YOUR GOAL — Every line of the material is to be quoted verbatim, minus the pictures.

* start PROVIDED DATA *

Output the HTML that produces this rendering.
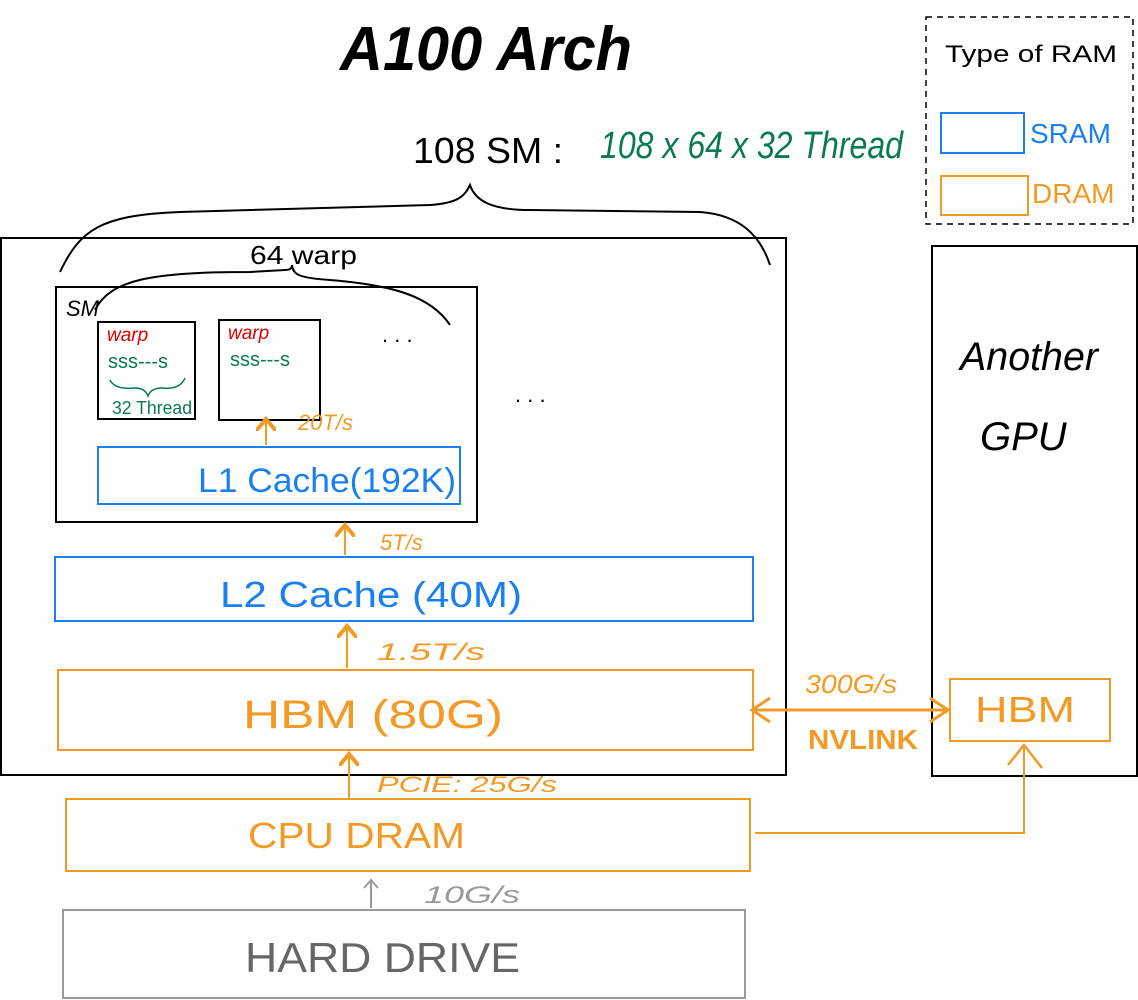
<!DOCTYPE html>
<html><head><meta charset="utf-8"><style>
html,body{margin:0;padding:0;background:#fff;}
svg{display:block;}
text{font-family:"Liberation Sans",sans-serif;}
</style></head><body>
<svg width="1138" height="1000" viewBox="0 0 1138 1000" xmlns="http://www.w3.org/2000/svg">
<defs>
<marker id="ao" markerWidth="10" markerHeight="10" refX="5" refY="5" orient="auto"><path d="M0,0 L6,5 L0,10" fill="none" stroke="#f39a25" stroke-width="2"/></marker>
</defs>
<text x="340" y="70" font-size="62" font-weight="bold" font-style="italic" fill="#000" textLength="292" lengthAdjust="spacingAndGlyphs">A100 Arch</text>
<rect x="926" y="17" width="207" height="207" fill="none" stroke="#000" stroke-width="1.5" stroke-dasharray="6,5"/>
<text x="945" y="62" font-size="24" fill="#000" textLength="172" lengthAdjust="spacingAndGlyphs">Type of RAM</text>
<rect x="941" y="113" width="83" height="40" fill="none" stroke="#1a7ff0" stroke-width="2"/>
<text x="1030" y="143" font-size="28" fill="#1a7ff0">SRAM</text>
<rect x="941" y="176" width="87" height="39" fill="none" stroke="#f39a25" stroke-width="2"/>
<text x="1032" y="203" font-size="28" fill="#f39a25">DRAM</text>
<text x="413" y="163" font-size="36" fill="#000" textLength="150" lengthAdjust="spacingAndGlyphs">108 SM :</text>
<text x="600" y="158" font-size="38" font-style="italic" fill="#0a7a50" textLength="303" lengthAdjust="spacingAndGlyphs">108 x 64 x 32 Thread</text>
<path d="M60,272 C80,230 100,215 180,212 L430,205 C460,203 465,195 470,185 C475,200 490,210 530,210 L700,212 C740,215 760,235 770,265" fill="none" stroke="#000" stroke-width="2"/>
<rect x="1" y="238" width="785" height="537" fill="none" stroke="#000" stroke-width="2"/>
<rect x="56" y="287" width="421" height="235" fill="none" stroke="#000" stroke-width="2"/>
<text x="66" y="316" font-size="22" font-style="italic" fill="#000">SM</text>
<text x="250" y="264" font-size="26" fill="#000" textLength="107" lengthAdjust="spacingAndGlyphs">64 warp</text>
<path d="M95,310 C110,280 150,272 250,272 L285,270 C290,270 292,268 292,265 C293,275 300,278 330,280 C390,285 430,295 450,325" fill="none" stroke="#000" stroke-width="2"/>
<rect x="98" y="322" width="97" height="97" fill="none" stroke="#000" stroke-width="2"/>
<text x="107" y="341" font-size="19" font-style="italic" fill="#d00">warp</text>
<text x="108" y="368" font-size="20" fill="#0a7a50">sss---s</text>
<path d="M110,380 Q115,390 135,388 Q145,388 148,396 Q151,388 162,388 Q180,390 185,378" fill="none" stroke="#0a7a50" stroke-width="1.5"/>
<text x="112" y="414" font-size="18" fill="#0a7a50" textLength="80" lengthAdjust="spacingAndGlyphs">32 Thread</text>
<rect x="219" y="320" width="101" height="100" fill="none" stroke="#000" stroke-width="2"/>
<text x="228" y="339" font-size="19" font-style="italic" fill="#d00">warp</text>
<text x="230" y="366" font-size="20" fill="#0a7a50">sss---s</text>
<text x="382" y="342" font-size="22" fill="#000">. . .</text>
<text x="515" y="402" font-size="22" fill="#000">. . .</text>
<line x1="266" y1="445" x2="266" y2="421" stroke="#f39a25" stroke-width="2" marker-end="url(#ao)"/>
<text x="298" y="430" font-size="22" font-style="italic" fill="#f39a25">20T/s</text>
<rect x="98" y="447" width="362" height="57" fill="none" stroke="#1a7ff0" stroke-width="2"/>
<text x="198" y="492" font-size="34" fill="#1a7ff0" textLength="258" lengthAdjust="spacingAndGlyphs">L1 Cache(192K)</text>
<line x1="345" y1="555" x2="345" y2="527" stroke="#f39a25" stroke-width="2" marker-end="url(#ao)"/>
<text x="380" y="550" font-size="22" font-style="italic" fill="#f39a25">5T/s</text>
<rect x="55" y="557" width="698" height="64" fill="none" stroke="#1a7ff0" stroke-width="2"/>
<text x="220" y="607" font-size="36" fill="#1a7ff0" textLength="302" lengthAdjust="spacingAndGlyphs">L2 Cache (40M)</text>
<line x1="347" y1="668" x2="347" y2="628" stroke="#f39a25" stroke-width="2" marker-end="url(#ao)"/>
<text x="377" y="660" font-size="24" font-style="italic" fill="#f39a25" textLength="108" lengthAdjust="spacingAndGlyphs">1.5T/s</text>
<rect x="58" y="670" width="695" height="80" fill="none" stroke="#f39a25" stroke-width="2"/>
<text x="243" y="728" font-size="40" fill="#f39a25" textLength="260" lengthAdjust="spacingAndGlyphs">HBM (80G)</text>
<line x1="349" y1="800" x2="349" y2="756" stroke="#f39a25" stroke-width="2" marker-end="url(#ao)"/>
<text x="377" y="792" font-size="22" font-style="italic" fill="#f39a25" textLength="180" lengthAdjust="spacingAndGlyphs">PCIE: 25G/s</text>
<rect x="66" y="799" width="684" height="72" fill="none" stroke="#f39a25" stroke-width="2"/>
<text x="248" y="848" font-size="36" fill="#f39a25" textLength="217" lengthAdjust="spacingAndGlyphs">CPU DRAM</text>
<line x1="371" y1="908" x2="371" y2="882" stroke="#999" stroke-width="2"/>
<path d="M364,888 L371,880 L378,888" fill="none" stroke="#999" stroke-width="2"/>
<text x="424" y="903" font-size="24" font-style="italic" fill="#999" textLength="96" lengthAdjust="spacingAndGlyphs">10G/s</text>
<rect x="63" y="910" width="682" height="88" fill="none" stroke="#999" stroke-width="2"/>
<text x="245" y="972" font-size="42" fill="#666" textLength="275" lengthAdjust="spacingAndGlyphs">HARD DRIVE</text>
<rect x="932" y="246" width="205" height="530" fill="none" stroke="#000" stroke-width="2"/>
<text x="960" y="370" font-size="40" font-style="italic" fill="#000" textLength="138" lengthAdjust="spacingAndGlyphs">Another</text>
<text x="980" y="450" font-size="40" font-style="italic" fill="#000">GPU</text>
<rect x="950" y="679" width="160" height="62" fill="none" stroke="#f39a25" stroke-width="2"/>
<text x="975" y="722" font-size="36" fill="#f39a25" textLength="100" lengthAdjust="spacingAndGlyphs">HBM</text>
<line x1="752" y1="710" x2="948" y2="710" stroke="#f39a25" stroke-width="3"/>
<path d="M770,698 L752,710 L770,722" fill="none" stroke="#f39a25" stroke-width="3"/>
<path d="M930,698 L948,710 L930,722" fill="none" stroke="#f39a25" stroke-width="3"/>
<text x="805" y="693" font-size="26" font-style="italic" fill="#f39a25" textLength="92" lengthAdjust="spacingAndGlyphs">300G/s</text>
<text x="808" y="749" font-size="28" font-weight="bold" fill="#f39a25" textLength="110" lengthAdjust="spacingAndGlyphs">NVLINK</text>
<path d="M755,833 L1024,833 L1024,745" fill="none" stroke="#f39a25" stroke-width="2"/>
<path d="M1008,765 L1024,745 L1042,768" fill="none" stroke="#f39a25" stroke-width="2.5"/>
</svg>
</body></html>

* end PROVIDED DATA *

THE ANSWER —
Output the HTML that produces this rendering.
<!DOCTYPE html>
<html><head><meta charset="utf-8"><style>
html,body{margin:0;padding:0;background:#fff;}
svg{display:block;}
text{font-family:"Liberation Sans",sans-serif;}
</style></head><body>
<svg width="1138" height="1000" viewBox="0 0 1138 1000" xmlns="http://www.w3.org/2000/svg">
<defs>
<marker id="ao" markerWidth="10" markerHeight="10" refX="5" refY="5" orient="auto"><path d="M0,0 L6,5 L0,10" fill="none" stroke="#f39a25" stroke-width="2"/></marker>
</defs>
<text x="340" y="70" font-size="62" font-weight="bold" font-style="italic" fill="#000" textLength="292" lengthAdjust="spacingAndGlyphs">A100 Arch</text>
<rect x="926" y="17" width="207" height="207" fill="none" stroke="#000" stroke-width="1.5" stroke-dasharray="6,5"/>
<text x="945" y="62" font-size="24" fill="#000" textLength="172" lengthAdjust="spacingAndGlyphs">Type of RAM</text>
<rect x="941" y="113" width="83" height="40" fill="none" stroke="#1a7ff0" stroke-width="2"/>
<text x="1030" y="143" font-size="28" fill="#1a7ff0">SRAM</text>
<rect x="941" y="176" width="87" height="39" fill="none" stroke="#f39a25" stroke-width="2"/>
<text x="1032" y="203" font-size="28" fill="#f39a25">DRAM</text>
<text x="413" y="163" font-size="36" fill="#000" textLength="150" lengthAdjust="spacingAndGlyphs">108 SM :</text>
<text x="600" y="158" font-size="38" font-style="italic" fill="#0a7a50" textLength="303" lengthAdjust="spacingAndGlyphs">108 x 64 x 32 Thread</text>
<path d="M60,272 C80,230 100,215 180,212 L430,205 C460,203 465,195 470,185 C475,200 490,210 530,210 L700,212 C740,215 760,235 770,265" fill="none" stroke="#000" stroke-width="2"/>
<rect x="1" y="238" width="785" height="537" fill="none" stroke="#000" stroke-width="2"/>
<rect x="56" y="287" width="421" height="235" fill="none" stroke="#000" stroke-width="2"/>
<text x="66" y="316" font-size="22" font-style="italic" fill="#000">SM</text>
<text x="250" y="264" font-size="26" fill="#000" textLength="107" lengthAdjust="spacingAndGlyphs">64 warp</text>
<path d="M95,310 C110,280 150,272 250,272 L285,270 C290,270 292,268 292,265 C293,275 300,278 330,280 C390,285 430,295 450,325" fill="none" stroke="#000" stroke-width="2"/>
<rect x="98" y="322" width="97" height="97" fill="none" stroke="#000" stroke-width="2"/>
<text x="107" y="341" font-size="19" font-style="italic" fill="#d00">warp</text>
<text x="108" y="368" font-size="20" fill="#0a7a50">sss---s</text>
<path d="M110,380 Q115,390 135,388 Q145,388 148,396 Q151,388 162,388 Q180,390 185,378" fill="none" stroke="#0a7a50" stroke-width="1.5"/>
<text x="112" y="414" font-size="18" fill="#0a7a50" textLength="80" lengthAdjust="spacingAndGlyphs">32 Thread</text>
<rect x="219" y="320" width="101" height="100" fill="none" stroke="#000" stroke-width="2"/>
<text x="228" y="339" font-size="19" font-style="italic" fill="#d00">warp</text>
<text x="230" y="366" font-size="20" fill="#0a7a50">sss---s</text>
<text x="382" y="342" font-size="22" fill="#000">. . .</text>
<text x="515" y="402" font-size="22" fill="#000">. . .</text>
<line x1="266" y1="445" x2="266" y2="421" stroke="#f39a25" stroke-width="2" marker-end="url(#ao)"/>
<text x="298" y="430" font-size="22" font-style="italic" fill="#f39a25">20T/s</text>
<rect x="98" y="447" width="362" height="57" fill="none" stroke="#1a7ff0" stroke-width="2"/>
<text x="198" y="492" font-size="34" fill="#1a7ff0" textLength="258" lengthAdjust="spacingAndGlyphs">L1 Cache(192K)</text>
<line x1="345" y1="555" x2="345" y2="527" stroke="#f39a25" stroke-width="2" marker-end="url(#ao)"/>
<text x="380" y="550" font-size="22" font-style="italic" fill="#f39a25">5T/s</text>
<rect x="55" y="557" width="698" height="64" fill="none" stroke="#1a7ff0" stroke-width="2"/>
<text x="220" y="607" font-size="36" fill="#1a7ff0" textLength="302" lengthAdjust="spacingAndGlyphs">L2 Cache (40M)</text>
<line x1="347" y1="668" x2="347" y2="628" stroke="#f39a25" stroke-width="2" marker-end="url(#ao)"/>
<text x="377" y="660" font-size="24" font-style="italic" fill="#f39a25" textLength="108" lengthAdjust="spacingAndGlyphs">1.5T/s</text>
<rect x="58" y="670" width="695" height="80" fill="none" stroke="#f39a25" stroke-width="2"/>
<text x="243" y="728" font-size="40" fill="#f39a25" textLength="260" lengthAdjust="spacingAndGlyphs">HBM (80G)</text>
<line x1="349" y1="800" x2="349" y2="756" stroke="#f39a25" stroke-width="2" marker-end="url(#ao)"/>
<text x="377" y="792" font-size="22" font-style="italic" fill="#f39a25" textLength="180" lengthAdjust="spacingAndGlyphs">PCIE: 25G/s</text>
<rect x="66" y="799" width="684" height="72" fill="none" stroke="#f39a25" stroke-width="2"/>
<text x="248" y="848" font-size="36" fill="#f39a25" textLength="217" lengthAdjust="spacingAndGlyphs">CPU DRAM</text>
<line x1="371" y1="908" x2="371" y2="882" stroke="#999" stroke-width="2"/>
<path d="M364,888 L371,880 L378,888" fill="none" stroke="#999" stroke-width="2"/>
<text x="424" y="903" font-size="24" font-style="italic" fill="#999" textLength="96" lengthAdjust="spacingAndGlyphs">10G/s</text>
<rect x="63" y="910" width="682" height="88" fill="none" stroke="#999" stroke-width="2"/>
<text x="245" y="972" font-size="42" fill="#666" textLength="275" lengthAdjust="spacingAndGlyphs">HARD DRIVE</text>
<rect x="932" y="246" width="205" height="530" fill="none" stroke="#000" stroke-width="2"/>
<text x="960" y="370" font-size="40" font-style="italic" fill="#000" textLength="138" lengthAdjust="spacingAndGlyphs">Another</text>
<text x="980" y="450" font-size="40" font-style="italic" fill="#000">GPU</text>
<rect x="950" y="679" width="160" height="62" fill="none" stroke="#f39a25" stroke-width="2"/>
<text x="975" y="722" font-size="36" fill="#f39a25" textLength="100" lengthAdjust="spacingAndGlyphs">HBM</text>
<line x1="752" y1="710" x2="948" y2="710" stroke="#f39a25" stroke-width="3"/>
<path d="M770,698 L752,710 L770,722" fill="none" stroke="#f39a25" stroke-width="3"/>
<path d="M930,698 L948,710 L930,722" fill="none" stroke="#f39a25" stroke-width="3"/>
<text x="805" y="693" font-size="26" font-style="italic" fill="#f39a25" textLength="92" lengthAdjust="spacingAndGlyphs">300G/s</text>
<text x="808" y="749" font-size="28" font-weight="bold" fill="#f39a25" textLength="110" lengthAdjust="spacingAndGlyphs">NVLINK</text>
<path d="M755,833 L1024,833 L1024,745" fill="none" stroke="#f39a25" stroke-width="2"/>
<path d="M1008,765 L1024,745 L1042,768" fill="none" stroke="#f39a25" stroke-width="2.5"/>
</svg>
</body></html>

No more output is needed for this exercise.